En la teoría jurídica se habla también de jerarquías. Esto es, una ley fundamental de la cual parte todo el sistema. Debe ser breve, concisa, clara y sin ambages, para definir y garantizar dos temas: derechos humanos y división de poderes. De las demás materias se encargan las leyes ordinarias revestidas de igual obligatoriedad. Incorporar en ese texto la prohibición de vapeadores, fentanilo, la siembra de maíz transgénico, la protección de animales, no tan solo refleja una supina ignorancia, también convierte a la ley de leyes en un fetiche.

Hay un viejo proverbio, “El hombre no puede saltar fuera de su sombra”. No implica que estemos determinados inevitablemente, sino que debemos reconocer nuestra realidad con dos propósitos, percibir sus consecuencias y la manera de superarlas.
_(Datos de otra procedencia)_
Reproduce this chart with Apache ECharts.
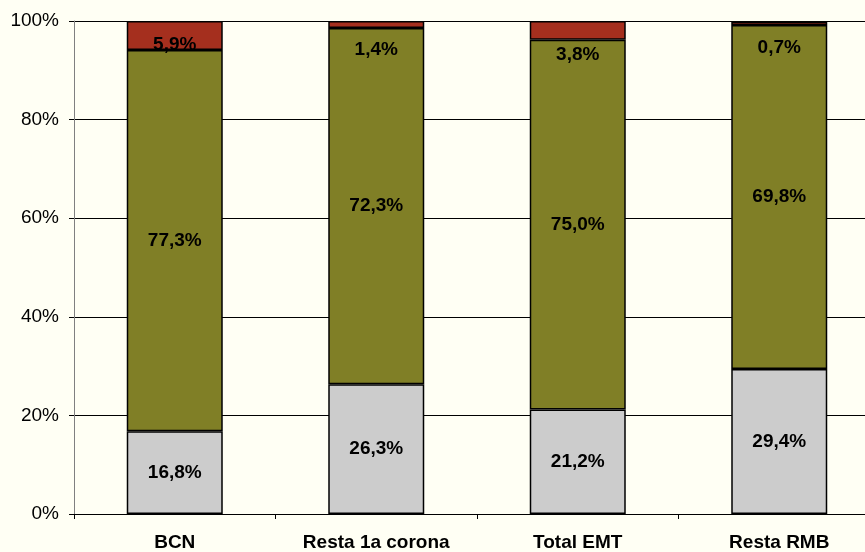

El artículo primero de nuestra Constitución dice: “Todas las autoridades en el ámbito de sus competencias tienen la obligación de promover, respetar, proteger y garantizar los derechos humanos de conformidad con los principios de universalidad, interdependencia, indivisibilidad y progresividad”.

Los jueces que concedieron los amparos y ordenaron la suspensión de los actos reclamados como una medida cautelar acataron ese mandamiento. Lo demandaban quienes, sin causa procedente, habían sido cesados de sus trabajos. Cuando hay claridad no se requiere interpretación, pero sí conciencia del deber. Sin esa condición ineludible todo propósito de superar y resolver los problemas irá al fracaso.

La impartición de justicia y las instituciones encargadas de hacerlo son frágiles. El papel de juez es lo más delicado y difícil de desempeñar. Exige el dominio de diversas disciplinas y de una calidad humana vertical. Pero ahí no está la causa principal de nuestro deteriorado Estado de derecho. Los asuntos que llegan al Poder Judicial son escasos. Las tareas más importantes radican en la procuración de justicia, cuya fase inicial es responsabilidad del Poder Ejecutivo, no en la sentencia, que es la parte final.

Sin un enraizamiento de la convicción de respetar la ley es prácticamente imposible vigorizar la cohesión social. Exige un proceso intenso de culturización que arranca con el ejemplo de los gobernantes. Si lo que escuchamos machaconamente es la cantaleta de que “aquí mando yo y háganle como quieran”, la situación se torna desafiante.

En resumen, el derecho sirve, siempre y cuando todos tengamos la ética para cumplirlo.